[START DATA]

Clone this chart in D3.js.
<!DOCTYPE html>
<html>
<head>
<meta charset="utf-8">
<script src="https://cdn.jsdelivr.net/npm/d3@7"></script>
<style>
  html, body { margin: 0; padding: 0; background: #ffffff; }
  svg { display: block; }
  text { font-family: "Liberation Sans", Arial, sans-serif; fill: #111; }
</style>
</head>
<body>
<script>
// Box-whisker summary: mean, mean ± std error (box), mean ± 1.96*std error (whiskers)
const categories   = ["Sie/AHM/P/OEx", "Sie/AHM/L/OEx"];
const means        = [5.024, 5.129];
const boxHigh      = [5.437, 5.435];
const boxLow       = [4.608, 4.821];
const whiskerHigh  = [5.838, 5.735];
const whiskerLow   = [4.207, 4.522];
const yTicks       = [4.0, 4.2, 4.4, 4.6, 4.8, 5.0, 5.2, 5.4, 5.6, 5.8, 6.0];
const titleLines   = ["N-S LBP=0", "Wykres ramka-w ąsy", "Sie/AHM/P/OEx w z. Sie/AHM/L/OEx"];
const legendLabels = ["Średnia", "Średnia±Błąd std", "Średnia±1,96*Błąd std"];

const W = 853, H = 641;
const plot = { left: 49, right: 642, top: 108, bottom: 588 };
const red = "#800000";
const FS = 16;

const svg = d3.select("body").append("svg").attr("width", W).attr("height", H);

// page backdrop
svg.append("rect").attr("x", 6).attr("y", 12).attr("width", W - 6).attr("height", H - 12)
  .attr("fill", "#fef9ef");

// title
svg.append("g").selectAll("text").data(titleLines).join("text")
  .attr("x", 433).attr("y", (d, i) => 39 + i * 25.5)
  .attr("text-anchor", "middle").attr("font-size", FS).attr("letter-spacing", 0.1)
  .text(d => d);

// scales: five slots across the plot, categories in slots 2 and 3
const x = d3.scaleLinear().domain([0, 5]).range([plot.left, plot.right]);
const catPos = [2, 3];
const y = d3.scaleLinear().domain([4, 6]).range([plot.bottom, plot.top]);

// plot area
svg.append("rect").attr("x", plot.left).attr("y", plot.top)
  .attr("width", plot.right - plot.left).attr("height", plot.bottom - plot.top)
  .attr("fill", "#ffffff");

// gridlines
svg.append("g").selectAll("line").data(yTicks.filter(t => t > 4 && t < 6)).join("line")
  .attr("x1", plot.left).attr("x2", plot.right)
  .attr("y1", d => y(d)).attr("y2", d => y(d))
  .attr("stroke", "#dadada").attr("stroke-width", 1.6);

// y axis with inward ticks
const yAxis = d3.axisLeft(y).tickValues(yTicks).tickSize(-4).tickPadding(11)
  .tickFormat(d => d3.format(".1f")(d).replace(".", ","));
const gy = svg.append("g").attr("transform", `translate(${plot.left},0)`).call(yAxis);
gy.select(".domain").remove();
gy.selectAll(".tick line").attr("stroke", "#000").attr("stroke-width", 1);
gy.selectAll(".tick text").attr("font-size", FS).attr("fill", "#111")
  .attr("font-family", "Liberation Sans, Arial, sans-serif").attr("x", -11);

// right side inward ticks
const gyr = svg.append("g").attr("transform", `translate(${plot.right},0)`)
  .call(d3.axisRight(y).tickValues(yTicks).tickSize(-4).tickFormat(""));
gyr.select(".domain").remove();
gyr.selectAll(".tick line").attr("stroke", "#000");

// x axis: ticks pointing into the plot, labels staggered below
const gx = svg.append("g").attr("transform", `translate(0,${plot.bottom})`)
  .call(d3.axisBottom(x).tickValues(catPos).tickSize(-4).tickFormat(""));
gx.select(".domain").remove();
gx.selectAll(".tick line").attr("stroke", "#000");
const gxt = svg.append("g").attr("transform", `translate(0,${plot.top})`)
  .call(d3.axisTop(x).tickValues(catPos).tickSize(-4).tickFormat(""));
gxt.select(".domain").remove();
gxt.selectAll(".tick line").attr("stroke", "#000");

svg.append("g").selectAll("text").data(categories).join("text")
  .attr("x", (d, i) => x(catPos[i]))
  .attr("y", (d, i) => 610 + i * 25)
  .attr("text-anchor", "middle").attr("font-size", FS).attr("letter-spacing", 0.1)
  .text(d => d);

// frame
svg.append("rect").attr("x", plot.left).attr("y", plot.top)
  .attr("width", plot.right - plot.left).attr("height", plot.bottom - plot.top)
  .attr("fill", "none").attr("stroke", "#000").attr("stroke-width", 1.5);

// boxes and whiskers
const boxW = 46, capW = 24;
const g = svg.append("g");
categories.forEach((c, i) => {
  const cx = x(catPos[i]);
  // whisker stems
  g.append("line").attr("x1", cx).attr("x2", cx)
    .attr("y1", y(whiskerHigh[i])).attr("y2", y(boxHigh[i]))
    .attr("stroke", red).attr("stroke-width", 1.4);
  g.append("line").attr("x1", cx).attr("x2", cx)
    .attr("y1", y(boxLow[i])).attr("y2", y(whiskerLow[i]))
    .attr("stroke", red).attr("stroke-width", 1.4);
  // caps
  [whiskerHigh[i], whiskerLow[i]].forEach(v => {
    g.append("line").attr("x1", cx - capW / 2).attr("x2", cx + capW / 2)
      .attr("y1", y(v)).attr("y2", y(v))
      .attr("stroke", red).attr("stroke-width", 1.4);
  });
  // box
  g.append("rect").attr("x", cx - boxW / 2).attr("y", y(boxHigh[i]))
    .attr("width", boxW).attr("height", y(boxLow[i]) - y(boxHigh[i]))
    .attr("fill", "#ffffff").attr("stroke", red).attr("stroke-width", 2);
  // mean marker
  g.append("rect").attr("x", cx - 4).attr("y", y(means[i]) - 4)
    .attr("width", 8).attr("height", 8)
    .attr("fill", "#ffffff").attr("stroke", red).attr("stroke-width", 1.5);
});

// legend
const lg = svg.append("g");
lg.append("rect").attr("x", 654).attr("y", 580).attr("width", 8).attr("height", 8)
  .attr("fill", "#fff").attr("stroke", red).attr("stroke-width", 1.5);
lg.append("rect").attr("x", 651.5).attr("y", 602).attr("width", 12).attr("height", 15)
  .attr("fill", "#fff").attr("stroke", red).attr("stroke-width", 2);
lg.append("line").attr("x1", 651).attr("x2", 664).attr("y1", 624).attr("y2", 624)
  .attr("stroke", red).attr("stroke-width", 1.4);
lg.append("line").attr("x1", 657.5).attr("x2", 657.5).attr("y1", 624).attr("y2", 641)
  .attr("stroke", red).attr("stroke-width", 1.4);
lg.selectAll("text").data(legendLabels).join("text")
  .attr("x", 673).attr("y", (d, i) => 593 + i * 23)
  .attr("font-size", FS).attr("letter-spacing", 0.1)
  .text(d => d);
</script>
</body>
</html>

[END DATA]

__WHAT IS ASKED__:
Copy out the listing above, line by line and exactly, from its first line to the line holding "const FS = 16;", inclusive.

__EXPECTED ANSWER__:
Clone this chart in D3.js.
<!DOCTYPE html>
<html>
<head>
<meta charset="utf-8">
<script src="https://cdn.jsdelivr.net/npm/d3@7"></script>
<style>
  html, body { margin: 0; padding: 0; background: #ffffff; }
  svg { display: block; }
  text { font-family: "Liberation Sans", Arial, sans-serif; fill: #111; }
</style>
</head>
<body>
<script>
// Box-whisker summary: mean, mean ± std error (box), mean ± 1.96*std error (whiskers)
const categories   = ["Sie/AHM/P/OEx", "Sie/AHM/L/OEx"];
const means        = [5.024, 5.129];
const boxHigh      = [5.437, 5.435];
const boxLow       = [4.608, 4.821];
const whiskerHigh  = [5.838, 5.735];
const whiskerLow   = [4.207, 4.522];
const yTicks       = [4.0, 4.2, 4.4, 4.6, 4.8, 5.0, 5.2, 5.4, 5.6, 5.8, 6.0];
const titleLines   = ["N-S LBP=0", "Wykres ramka-w ąsy", "Sie/AHM/P/OEx w z. Sie/AHM/L/OEx"];
const legendLabels = ["Średnia", "Średnia±Błąd std", "Średnia±1,96*Błąd std"];

const W = 853, H = 641;
const plot = { left: 49, right: 642, top: 108, bottom: 588 };
const red = "#800000";
const FS = 16;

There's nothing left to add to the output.